Fast and reliable satellite internet is available anywhere in Spain where you have a clear view of the sky. We have 20mbps download and 6mbps upload with Tooway. They have tariffs to suit all types of users. We live in a remote mountain area and have used Tooway for more than three years without problem. Phone is also part of the system and costs a fraction of the thieving Movistar charges!


----------



## Pazcat (Mar 24, 2010)

I wouldn't trade 6gb with unlimited data for a capped data package no matter the speed. At 90euro fpr 100gb limit I will give it a miss.
That said often people will find that satellite is the only option available.


----------



## The Skipper (Nov 26, 2014)

Pazcat said:


> I wouldn't trade 6gb with unlimited data for a capped data package no matter the speed. At 90euro fpr 100gb limit I will give it a miss.
> That said often people will find that satellite is the only option available.


We pay €39 a month for a 20gb download limit but with unlimited download between 11pm and 7 am. We have two PCs and two smartphones and are constantly surfing the net. We regularly download UK TV programmes and use Apple Facetime for video calls and have never exceeded our 20gb limit. I assume anyone who needs 100gb must be an IT professional constantly working online. For normal domestic use I can´t imagine anyone needing more than 20 gb, especially if used sensibly (ie, timing big downloads during the unlimited period). It works well for us which is just as well as there is no other option (except for 3g mobile which is a joke!)


----------



## Horlics (Sep 27, 2011)

Anything that depends on a clear view of the sky cannot be considered reliable, IMO.

My satellite dish requires a clear view of the sky and there have been several days on which the TV has been out for an hour or two over the last couple of months.


----------



## Horlics (Sep 27, 2011)

Hi Skipper,

About IT professionals and their Internet needs and usage.

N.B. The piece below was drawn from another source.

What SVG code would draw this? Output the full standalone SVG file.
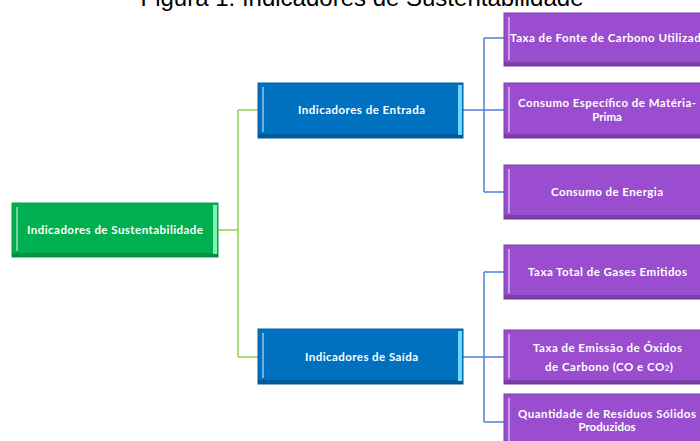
<svg xmlns="http://www.w3.org/2000/svg" width="700" height="441" viewBox="0 0 700 441">
<defs>
<style>
.title{font-family:"Liberation Sans",Arial,sans-serif;font-size:24px;fill:#000;}
.lbl{font-family:Lato,"Open Sans",sans-serif;font-weight:bold;font-size:11.5px;fill:#fff;text-anchor:middle;}
.lbls{font-family:Lato,"Open Sans",sans-serif;font-weight:bold;font-size:11.5px;fill:#fff;}
.g{fill:#00B050;stroke:#0f9a4a;stroke-width:1;}
.b{fill:#0070C0;stroke:#0a5e9e;stroke-width:1;}
.p{fill:#9A4DCF;stroke:#7d3cae;stroke-width:1;}
.cg{stroke:#92D050;stroke-width:1.5;fill:none;}
.cb{stroke:#4F81D9;stroke-width:1.5;fill:none;}
.hl{fill:#fff;opacity:0.45;}
.sh{fill:#000;opacity:0.18;}
</style>
</defs>
<rect width="700" height="441" fill="#fff"/>
<text class="title" x="362" y="6" text-anchor="middle">Figura 1: Indicadores de Sustentabilidade</text>

<g id="connectors">
<path class="cg" d="M218 230 H238 M238 110 V357 M238 110 H258 M238 357 H258"/>
<path class="cb" d="M463 110 H504 M484 38 V192 M484 38 H504 M484 192 H504"/>
<path class="cb" d="M463 357 H504 M484 272 V422 M484 272 H504 M484 422 H504"/>
</g>

<g id="n-sustentabilidade">
<rect class="g" x="12" y="203" width="206" height="54"/>
<rect class="sh" x="12" y="253" width="206" height="4"/>
<rect class="hl" x="16" y="207" width="2" height="44"/>
<rect fill="#7ff0b0" x="213" y="205" width="4" height="49"/>
<text class="lbl" x="115" y="234" textLength="176">Indicadores de Sustentabilidade</text>
</g>

<g id="n-entrada">
<rect class="b" x="258" y="83" width="205" height="55"/>
<rect class="sh" x="258" y="134" width="205" height="4"/>
<rect class="hl" x="262" y="87" width="2" height="45"/>
<rect fill="#6fd8ff" x="458" y="85" width="4" height="50"/>
<text class="lbl" x="361.5" y="114" textLength="127">Indicadores de Entrada</text>
</g>

<g id="n-saida">
<rect class="b" x="258" y="329" width="205" height="55"/>
<rect class="sh" x="258" y="380" width="205" height="4"/>
<rect class="hl" x="262" y="333" width="2" height="45"/>
<rect fill="#6fd8ff" x="458" y="331" width="4" height="50"/>
<text class="lbl" x="361.5" y="360.5" textLength="113">Indicadores de Saída</text>
</g>

<g id="n-fonte-carbono">
<rect class="p" x="504" y="13" width="210" height="53"/>
<rect class="sh" x="504" y="62" width="210" height="4"/>
<rect class="hl" x="508" y="17" width="2" height="43"/>
<text class="lbls" x="510" y="42" textLength="197">Taxa de Fonte de Carbono Utilizada</text>
</g>

<g id="n-materia-prima">
<rect class="p" x="504" y="83" width="210" height="55"/>
<rect class="sh" x="504" y="134" width="210" height="4"/>
<rect class="hl" x="508" y="87" width="2" height="45"/>
<text class="lbl" x="607" y="107" textLength="178">Consumo Específico de Matéria-</text>
<text class="lbl" x="607" y="120.5">Prima</text>
</g>

<g id="n-energia">
<rect class="p" x="504" y="165" width="210" height="54"/>
<rect class="sh" x="504" y="215" width="210" height="4"/>
<rect class="hl" x="508" y="169" width="2" height="44"/>
<text class="lbl" x="607" y="196" textLength="112">Consumo de Energia</text>
</g>

<g id="n-gases">
<rect class="p" x="504" y="245" width="210" height="54"/>
<rect class="sh" x="504" y="295" width="210" height="4"/>
<rect class="hl" x="508" y="249" width="2" height="44"/>
<text class="lbl" x="607.5" y="276" textLength="159">Taxa Total de Gases Emitidos</text>
</g>

<g id="n-oxidos">
<rect class="p" x="504" y="330" width="210" height="54"/>
<rect class="sh" x="504" y="380" width="210" height="4"/>
<rect class="hl" x="508" y="334" width="2" height="44"/>
<text class="lbl" x="607.5" y="351.5" textLength="149">Taxa de Emissão de Óxidos</text>
<text class="lbls" x="545" y="370.5" textLength="128">de Carbono (CO e CO<tspan font-size="8">2</tspan>)</text>
</g>

<g id="n-residuos">
<rect class="p" x="504" y="394" width="210" height="54"/>
<rect class="hl" x="508" y="398" width="2" height="44"/>
<text class="lbl" x="607" y="417.5" textLength="178">Quantidade de Resíduos Sólidos</text>
<text class="lbl" x="607" y="431">Produzidos</text>
</g>
</svg>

IT people consume most bandwidth when they're shifting large files around, but they usually do that between machines in data centres, not to/from their own computers.

Probably the highest usage they make is when they take remote control of computers elsewhere, it's sending the images of the remote computers' screens that need a quick-ish connection.

Other than that, IT people really don't need a lot of speed, reliability and latency are far more important.

It's the uptake of streaming TV that's driven the need for greater speeds and all the infrastructure upgrades the providers have had to make.

There is no way I would sign-up to a service capped at 20gb. The weekend that Netflix released House of Cards, many households would have blown that in 2 days.

I know people don't rate Spain's Internet connectivity too highly, but at least most of us have a few options to choose from, so it's not all bad.


----------



## The Skipper (Nov 26, 2014)

Horlics said:


> Anything that depends on a clear view of the sky cannot be considered reliable, IMO.
> 
> My satellite dish requires a clear view of the sky and there have been several days on which the TV has been out for an hour or two over the last couple of months.


That used to be the case until the new KA band satellite was launched about four years ago. The new technology appears to have overcome weather problems. We have continued to get internet even in heavy rain and thunderstorms whereas the TV reception, coming through a 2.4m dish, has broken up.


----------